* [WHAT TO WORK ON]: In the listing that follows, retype every line from the first through the one containing "(0,0) rectangle (473,604);". Pictures are to be left out.

>> start

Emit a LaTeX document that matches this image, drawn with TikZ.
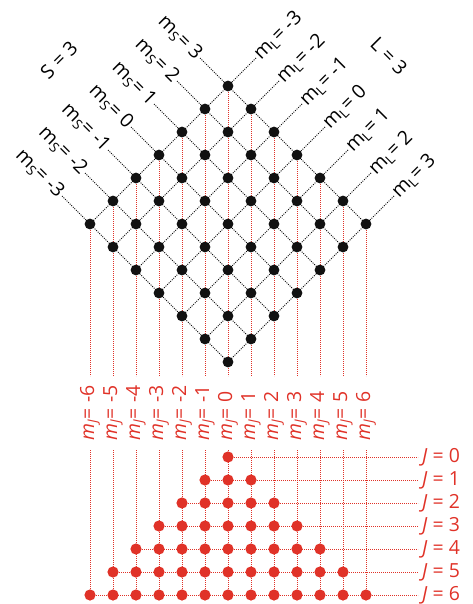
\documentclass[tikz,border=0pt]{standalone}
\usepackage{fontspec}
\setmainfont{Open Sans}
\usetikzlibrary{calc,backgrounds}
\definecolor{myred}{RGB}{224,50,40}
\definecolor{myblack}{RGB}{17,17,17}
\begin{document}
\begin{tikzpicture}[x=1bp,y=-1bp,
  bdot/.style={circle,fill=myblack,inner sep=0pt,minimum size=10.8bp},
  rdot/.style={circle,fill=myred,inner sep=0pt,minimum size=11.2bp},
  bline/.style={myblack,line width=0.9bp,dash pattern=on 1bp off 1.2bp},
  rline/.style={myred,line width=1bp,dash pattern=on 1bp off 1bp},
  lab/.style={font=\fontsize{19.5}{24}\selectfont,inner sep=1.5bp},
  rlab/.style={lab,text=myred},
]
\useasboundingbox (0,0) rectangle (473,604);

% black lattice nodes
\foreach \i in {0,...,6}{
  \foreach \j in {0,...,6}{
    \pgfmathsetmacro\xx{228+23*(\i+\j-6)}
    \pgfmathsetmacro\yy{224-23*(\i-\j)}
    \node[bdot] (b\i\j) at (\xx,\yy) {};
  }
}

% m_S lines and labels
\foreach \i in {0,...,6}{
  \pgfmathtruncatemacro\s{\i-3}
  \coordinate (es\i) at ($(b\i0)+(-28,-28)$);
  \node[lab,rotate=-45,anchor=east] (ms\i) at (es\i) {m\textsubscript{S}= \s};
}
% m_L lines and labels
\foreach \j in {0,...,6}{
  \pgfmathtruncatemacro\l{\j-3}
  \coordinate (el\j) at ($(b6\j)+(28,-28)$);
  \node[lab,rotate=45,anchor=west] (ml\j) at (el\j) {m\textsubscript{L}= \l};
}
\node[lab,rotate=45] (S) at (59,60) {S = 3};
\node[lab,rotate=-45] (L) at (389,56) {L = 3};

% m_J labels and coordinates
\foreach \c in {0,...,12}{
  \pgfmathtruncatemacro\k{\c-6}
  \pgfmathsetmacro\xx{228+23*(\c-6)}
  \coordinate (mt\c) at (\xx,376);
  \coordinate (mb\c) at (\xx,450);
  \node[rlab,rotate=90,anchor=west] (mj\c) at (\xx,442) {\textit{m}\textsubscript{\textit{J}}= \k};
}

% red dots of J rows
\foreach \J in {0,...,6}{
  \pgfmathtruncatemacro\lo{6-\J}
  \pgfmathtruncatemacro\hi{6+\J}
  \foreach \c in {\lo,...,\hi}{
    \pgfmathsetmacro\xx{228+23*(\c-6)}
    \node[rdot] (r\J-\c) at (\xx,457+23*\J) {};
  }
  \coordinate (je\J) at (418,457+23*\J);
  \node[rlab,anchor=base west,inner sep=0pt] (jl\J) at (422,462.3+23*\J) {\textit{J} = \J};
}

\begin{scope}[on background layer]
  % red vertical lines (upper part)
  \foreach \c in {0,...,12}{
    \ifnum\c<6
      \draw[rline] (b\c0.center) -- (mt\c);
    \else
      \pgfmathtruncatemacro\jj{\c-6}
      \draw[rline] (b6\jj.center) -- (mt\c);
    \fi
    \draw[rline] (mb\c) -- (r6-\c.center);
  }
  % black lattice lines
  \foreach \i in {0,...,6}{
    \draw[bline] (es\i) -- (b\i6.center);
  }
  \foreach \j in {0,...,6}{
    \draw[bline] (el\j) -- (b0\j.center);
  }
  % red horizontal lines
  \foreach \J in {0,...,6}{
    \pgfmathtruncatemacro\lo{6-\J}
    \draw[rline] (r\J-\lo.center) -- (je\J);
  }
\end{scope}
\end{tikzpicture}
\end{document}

>> end

* [SOLUTION TO THIS EXERCISE]:
Emit a LaTeX document that matches this image, drawn with TikZ.
\documentclass[tikz,border=0pt]{standalone}
\usepackage{fontspec}
\setmainfont{Open Sans}
\usetikzlibrary{calc,backgrounds}
\definecolor{myred}{RGB}{224,50,40}
\definecolor{myblack}{RGB}{17,17,17}
\begin{document}
\begin{tikzpicture}[x=1bp,y=-1bp,
  bdot/.style={circle,fill=myblack,inner sep=0pt,minimum size=10.8bp},
  rdot/.style={circle,fill=myred,inner sep=0pt,minimum size=11.2bp},
  bline/.style={myblack,line width=0.9bp,dash pattern=on 1bp off 1.2bp},
  rline/.style={myred,line width=1bp,dash pattern=on 1bp off 1bp},
  lab/.style={font=\fontsize{19.5}{24}\selectfont,inner sep=1.5bp},
  rlab/.style={lab,text=myred},
]
\useasboundingbox (0,0) rectangle (473,604);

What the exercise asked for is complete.